Start of Stored records

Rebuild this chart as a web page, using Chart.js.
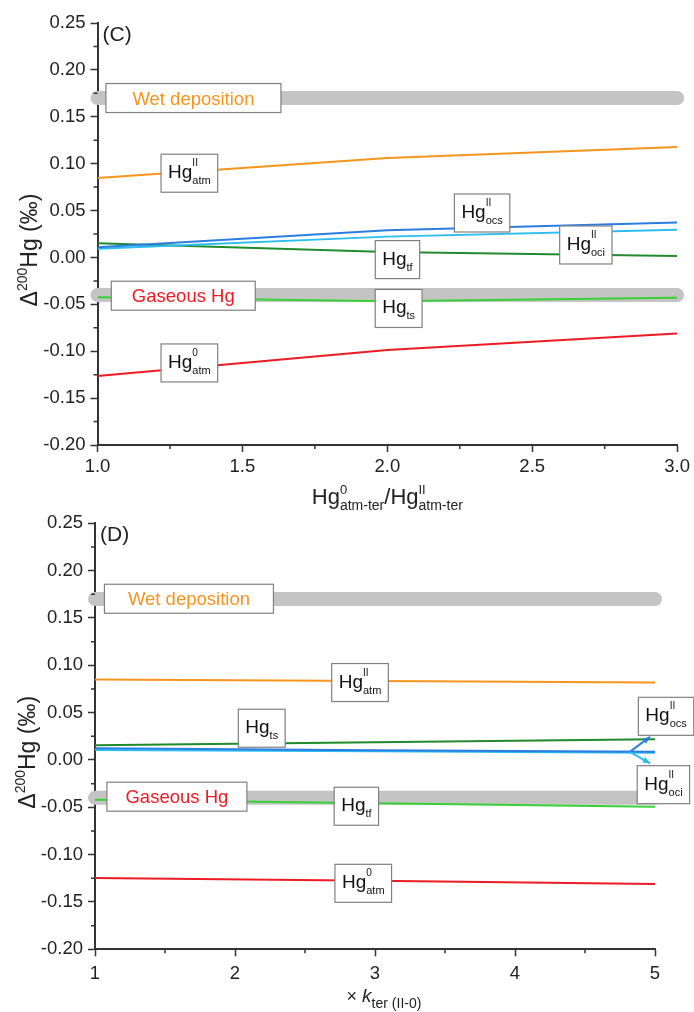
<!DOCTYPE html>
<html>
<head>
<meta charset="utf-8">
<script src="https://cdn.jsdelivr.net/npm/chart.js@4.4.0/dist/chart.umd.min.js"></script>
<style>
  html, body { margin: 0; padding: 0; background: #fff; }
  #wrap { position: relative; width: 694px; height: 1012px; overflow: hidden; }
  canvas { position: absolute; left: 0; }
  #chartC { top: 0; }
  #chartD { top: 500px; }
</style>
</head>
<body>
<div id="wrap">
  <canvas id="chartC" width="694" height="520"></canvas>
  <canvas id="chartD" width="694" height="512"></canvas>
</div>
<script>
// ── Data: panel (C), x = Hg0/HgII (atm-ter) ────────
const ratioX   = [1.0, 2.0, 3.0];
const cHgIIatm = [0.0846, 0.1060, 0.1177];
const cHgIIocs = [0.0109, 0.0290, 0.0372];
const cHgIIoci = [0.0094, 0.0222, 0.0294];
const cHgTf    = [0.0152, 0.0059, 0.0016];
const cHgTs    = [-0.0425, -0.0468, -0.0429];
const cHg0atm  = [-0.1263, -0.0986, -0.0812];

// ── Data: panel (D), x = multiple of k_ter(II-0) ───
const kX       = [1, 3, 5];
const dHgIIatm = [0.0849, 0.0835, 0.0817];
const dHgTs    = [0.0155, 0.0187, 0.0218];
const dHgIIocs = [0.0123, 0.0102, 0.0088];
const dHgIIoci = [0.0106, 0.0092, 0.0077];
const dHgTf    = [-0.0420, -0.0458, -0.0493];
const dHg0atm  = [-0.1248, -0.1276, -0.1311];

// observed values drawn as grey bands
const wetDeposition = 0.170;
const gaseousHg = -0.040;

// axis ranges / ticks
const yRange = [-0.20, 0.25];
const yStep = 0.05;
const xRangeC = [1, 3];
const xStepC = 0.5;
const xRangeD = [1, 5];
const xStepD = 1;

const COLORS = {
    orange: '#f7941d',
    ocs: '#2a7de1',
    oci: '#2bbcf0',
    darkGreen: '#1f8b2c',
    lightGreen: '#37d137',
    red: '#ed1c24',
    band: '#c4c4c4',
    axis: '#333333',
    text: '#222222',
    boxEdge: '#808080'
};

const FONT = '"Liberation Sans", Arial, Helvetica, sans-serif';

// ── Rich text helpers (sub/superscripts on canvas) ──
function fontOf(r) { return (r.i ? 'italic ' : '') + r.s + 'px ' + FONT; }

function layoutRuns(ctx, runs) {
    let x = 0, pending = 0;
    const items = [];
    runs.forEach(r => {
        ctx.font = fontOf(r);
        const w = ctx.measureText(r.t).width;
        items.push({ r, x });
        if (r.stack) { pending = w; }
        else { x += Math.max(w, pending); pending = 0; }
    });
    return { items, width: x };
}

function drawRuns(ctx, runs, x, y, color) {
    const lay = layoutRuns(ctx, runs);
    const x0 = x - lay.width / 2;
    ctx.fillStyle = color;
    ctx.textAlign = 'left';
    ctx.textBaseline = 'alphabetic';
    lay.items.forEach(it => {
        ctx.font = fontOf(it.r);
        ctx.fillText(it.r.t, x0 + it.x, y + (it.r.dy || 0));
    });
}

function hg(sup, sub) {
    const runs = [{ t: 'Hg', s: 19 }];
    if (sup) runs.push({ t: sup, s: 10, dy: -12, stack: true });
    runs.push({ t: sub, s: 11, dy: 6 });
    return runs;
}

function series(xs, ys) { return xs.map((x, i) => ({ x, y: ys[i] })); }

function line(label, xs, ys, color) {
    return {
        label, data: series(xs, ys), borderColor: color, backgroundColor: color,
        showLine: true, borderWidth: 2, pointRadius: 0, fill: false
    };
}

function band(label, xs, value) {
    return {
        label, data: [{ x: xs[0], y: value }, { x: xs[xs.length - 1], y: value }],
        borderColor: COLORS.band, backgroundColor: COLORS.band, showLine: true,
        borderWidth: 14, borderCapStyle: 'round', pointRadius: 0, clip: false
    };
}

// ── Plugins ────────────────────────────────────────
function labelPlugin(items, arrows) {
    return {
        id: 'labelBoxes',
        afterDatasetsDraw(chart) {
            const { ctx, scales: { x, y } } = chart;
            ctx.save();
            (arrows || []).forEach(a => {
                const x1 = x.getPixelForValue(a.from[0]), y1 = y.getPixelForValue(a.from[1]);
                const x2 = x.getPixelForValue(a.to[0]), y2 = y.getPixelForValue(a.to[1]);
                const ang = Math.atan2(y2 - y1, x2 - x1);
                ctx.strokeStyle = a.color; ctx.fillStyle = a.color; ctx.lineWidth = 2;
                ctx.beginPath(); ctx.moveTo(x1, y1); ctx.lineTo(x2, y2); ctx.stroke();
                ctx.beginPath();
                ctx.moveTo(x2, y2);
                ctx.lineTo(x2 - 8 * Math.cos(ang - 0.4), y2 - 8 * Math.sin(ang - 0.4));
                ctx.lineTo(x2 - 8 * Math.cos(ang + 0.4), y2 - 8 * Math.sin(ang + 0.4));
                ctx.closePath(); ctx.fill();
            });
            items.forEach(it => {
                const cx = x.getPixelForValue(it.x), cy = y.getPixelForValue(it.y);
                const w = it.w || layoutRuns(ctx, it.runs).width + 14;
                const h = it.h || 38;
                ctx.fillStyle = '#fff';
                ctx.fillRect(cx - w / 2, cy - h / 2, w, h);
                ctx.strokeStyle = COLORS.boxEdge; ctx.lineWidth = 1.2;
                ctx.strokeRect(cx - w / 2, cy - h / 2, w, h);
                drawRuns(ctx, it.runs, cx, cy + (it.base || 5), it.color || '#111');
            });
            ctx.restore();
        }
    };
}

function decorPlugin(cfg) {
    return {
        id: 'decor',
        afterDraw(chart) {
            const { ctx, chartArea: a, scales: { x, y } } = chart;
            ctx.save();
            // minor ticks
            ctx.strokeStyle = COLORS.axis; ctx.lineWidth = 1.5;
            ctx.beginPath();
            for (let v = yRange[0] + yStep / 2; v < yRange[1]; v += yStep) {
                const p = y.getPixelForValue(v);
                ctx.moveTo(a.left - 4, p); ctx.lineTo(a.left, p);
            }
            for (let v = cfg.xRange[0] + cfg.xStep / 2; v < cfg.xRange[1]; v += cfg.xStep) {
                const p = x.getPixelForValue(v);
                ctx.moveTo(p, a.bottom); ctx.lineTo(p, a.bottom + 4);
            }
            ctx.stroke();
            // panel letter
            ctx.fillStyle = COLORS.text;
            ctx.font = '21px ' + FONT;
            ctx.textAlign = 'left'; ctx.textBaseline = 'alphabetic';
            ctx.fillText(cfg.letter, a.left + 5, a.top + 18);
            // y title (rotated)
            ctx.save();
            ctx.translate(cfg.yTitleX, (a.top + a.bottom) / 2 + 16);
            ctx.rotate(-Math.PI / 2);
            drawRuns(ctx, [{ t: 'Δ', s: 23 }, { t: '200', s: 14, dy: -10 }, { t: 'Hg (‰)', s: 23 }], 0, 0, COLORS.text);
            ctx.restore();
            // x title
            drawRuns(ctx, cfg.xTitle, (a.left + a.right) / 2 + cfg.xTitleShift, a.bottom + cfg.xTitleDrop, COLORS.text);
            ctx.restore();
        }
    };
}

// ── Chart builder ──────────────────────────────────
function buildChart(canvasId, cfg) {
    const tickFont = { size: 18.5, family: FONT };
    return new Chart(document.getElementById(canvasId), {
        type: 'scatter',
        data: { datasets: cfg.datasets },
        options: {
            responsive: false,
            animation: false,
            layout: { padding: cfg.padding },
            plugins: { legend: { display: false }, tooltip: { enabled: false } },
            scales: {
                x: {
                    type: 'linear', min: cfg.xRange[0], max: cfg.xRange[1],
                    border: { display: true, color: COLORS.axis, width: 2 },
                    grid: { drawOnChartArea: false, drawTicks: true, tickLength: 7, tickColor: COLORS.axis, tickWidth: 1.5 },
                    ticks: {
                        stepSize: cfg.xStep, padding: cfg.xTickPad, color: COLORS.text, font: tickFont,
                        maxRotation: 0, autoSkip: false,
                        callback: v => v.toFixed(cfg.xDigits)
                    },
                    afterFit: s => { s.height = cfg.xHeight; }
                },
                y: {
                    type: 'linear', min: yRange[0], max: yRange[1],
                    border: { display: true, color: COLORS.axis, width: 2 },
                    grid: { drawOnChartArea: false, drawTicks: true, tickLength: 7, tickColor: COLORS.axis, tickWidth: 1.5 },
                    ticks: {
                        stepSize: yStep, padding: 5, color: COLORS.text, font: tickFont,
                        callback: v => (Math.abs(v) < 1e-9 ? 0 : v).toFixed(2)
                    },
                    afterFit: s => { s.width = cfg.yWidth; }
                }
            }
        },
        plugins: [labelPlugin(cfg.labels, cfg.arrows), decorPlugin(cfg)]
    });
}

// ── Panel (C) ──────────────────────────────────────
buildChart('chartC', {
    letter: '(C)',
    xRange: xRangeC, xStep: xStepC, xDigits: 1, xTickPad: 4,
    padding: { top: 23, right: 14, bottom: 0, left: 0 },
    yWidth: 97.5, xHeight: 75, yTitleX: 37,
    xTitle: [
        { t: 'Hg', s: 22 }, { t: '0', s: 13, dy: -10, stack: true }, { t: 'atm-ter', s: 14, dy: 6 },
        { t: '/Hg', s: 22 }, { t: 'II', s: 13, dy: -10, stack: true }, { t: 'atm-ter', s: 14, dy: 6 }
    ],
    xTitleShift: 0, xTitleDrop: 59,
    datasets: [
        line('HgII atm', ratioX, cHgIIatm, COLORS.orange),
        line('HgII ocs', ratioX, cHgIIocs, COLORS.ocs),
        line('HgII oci', ratioX, cHgIIoci, COLORS.oci),
        line('Hg tf', ratioX, cHgTf, COLORS.darkGreen),
        line('Hg ts', ratioX, cHgTs, COLORS.lightGreen),
        line('Hg0 atm', ratioX, cHg0atm, COLORS.red),
        band('Wet deposition', ratioX, wetDeposition),
        band('Gaseous Hg', ratioX, gaseousHg)
    ],
    labels: [
        { x: 1.331, y: 0.170, runs: [{ t: 'Wet deposition', s: 18.5 }], color: COLORS.orange, w: 175, h: 29, base: 6.5 },
        { x: 1.317, y: 0.0898, runs: hg('II', 'atm') },
        { x: 2.327, y: 0.0474, runs: hg('II', 'ocs') },
        { x: 2.685, y: 0.0133, runs: hg('II', 'oci') },
        { x: 2.035, y: -0.0023, runs: hg(null, 'tf') },
        { x: 1.296, y: -0.0408, runs: [{ t: 'Gaseous Hg', s: 18.5 }], color: COLORS.red, w: 144, h: 29, base: 6.5 },
        { x: 2.039, y: -0.0544, runs: hg(null, 'ts') },
        { x: 1.317, y: -0.1125, runs: hg('0', 'atm') }
    ]
});

// ── Panel (D) ──────────────────────────────────────
buildChart('chartD', {
    letter: '(D)',
    xRange: xRangeD, xStep: xStepD, xDigits: 0, xTickPad: 7,
    padding: { top: 23.3, right: 39, bottom: 0, left: 0 },
    yWidth: 95, xHeight: 62.7, yTitleX: 35,
    xTitle: [{ t: '× ', s: 18 }, { t: 'k', s: 19, i: true }, { t: 'ter (II-0)', s: 14, dy: 6 }],
    xTitleShift: 9, xTitleDrop: 52.4,
    datasets: [
        line('HgII atm', kX, dHgIIatm, COLORS.orange),
        line('Hg ts', kX, dHgTs, COLORS.darkGreen),
        line('HgII ocs', kX, dHgIIocs, COLORS.ocs),
        line('HgII oci', kX, dHgIIoci, COLORS.oci),
        line('Hg tf', kX, dHgTf, COLORS.lightGreen),
        line('Hg0 atm', kX, dHg0atm, COLORS.red),
        band('Wet deposition', kX, wetDeposition),
        band('Gaseous Hg', kX, gaseousHg)
    ],
    arrows: [
        { from: [4.82, 0.0085], to: [4.965, 0.0245], color: COLORS.ocs },
        { from: [4.82, 0.0085], to: [4.965, -0.0035], color: COLORS.oci }
    ],
    labels: [
        { x: 1.671, y: 0.1703, runs: [{ t: 'Wet deposition', s: 18.5 }], color: COLORS.orange, w: 169, h: 29, base: 6.5 },
        { x: 2.893, y: 0.0818, runs: hg('II', 'atm') },
        { x: 2.191, y: 0.0335, runs: hg(null, 'ts') },
        { x: 5.079, y: 0.0461, runs: hg('II', 'ocs') },
        { x: 1.585, y: -0.0388, runs: [{ t: 'Gaseous Hg', s: 18.5 }], color: COLORS.red, w: 140, h: 29, base: 6.5 },
        { x: 2.867, y: -0.0489, runs: hg(null, 'tf') },
        { x: 2.916, y: -0.1303, runs: hg('0', 'atm') },
        { x: 5.06, y: -0.0261, runs: hg('II', 'oci') }
    ]
});
</script>
</body>
</html>
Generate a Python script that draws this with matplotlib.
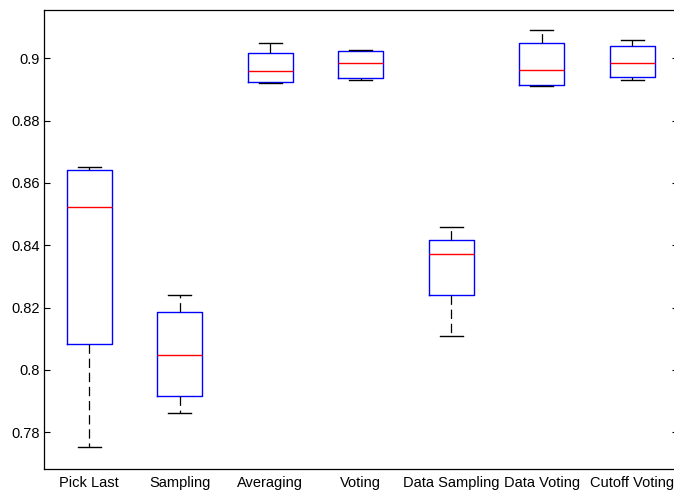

End of Stored records

§ **Work required**
Exactly reproduce the run of lines from the start of the listing through the line with "[-0.1263, -0.0986, -0.0812];", inclusive; pictures are not copied.

§ **Output for this exercise**
Rebuild this chart as a web page, using Chart.js.
<!DOCTYPE html>
<html>
<head>
<meta charset="utf-8">
<script src="https://cdn.jsdelivr.net/npm/chart.js@4.4.0/dist/chart.umd.min.js"></script>
<style>
  html, body { margin: 0; padding: 0; background: #fff; }
  #wrap { position: relative; width: 694px; height: 1012px; overflow: hidden; }
  canvas { position: absolute; left: 0; }
  #chartC { top: 0; }
  #chartD { top: 500px; }
</style>
</head>
<body>
<div id="wrap">
  <canvas id="chartC" width="694" height="520"></canvas>
  <canvas id="chartD" width="694" height="512"></canvas>
</div>
<script>
// ── Data: panel (C), x = Hg0/HgII (atm-ter) ────────
const ratioX   = [1.0, 2.0, 3.0];
const cHgIIatm = [0.0846, 0.1060, 0.1177];
const cHgIIocs = [0.0109, 0.0290, 0.0372];
const cHgIIoci = [0.0094, 0.0222, 0.0294];
const cHgTf    = [0.0152, 0.0059, 0.0016];
const cHgTs    = [-0.0425, -0.0468, -0.0429];
const cHg0atm  = [-0.1263, -0.0986, -0.0812];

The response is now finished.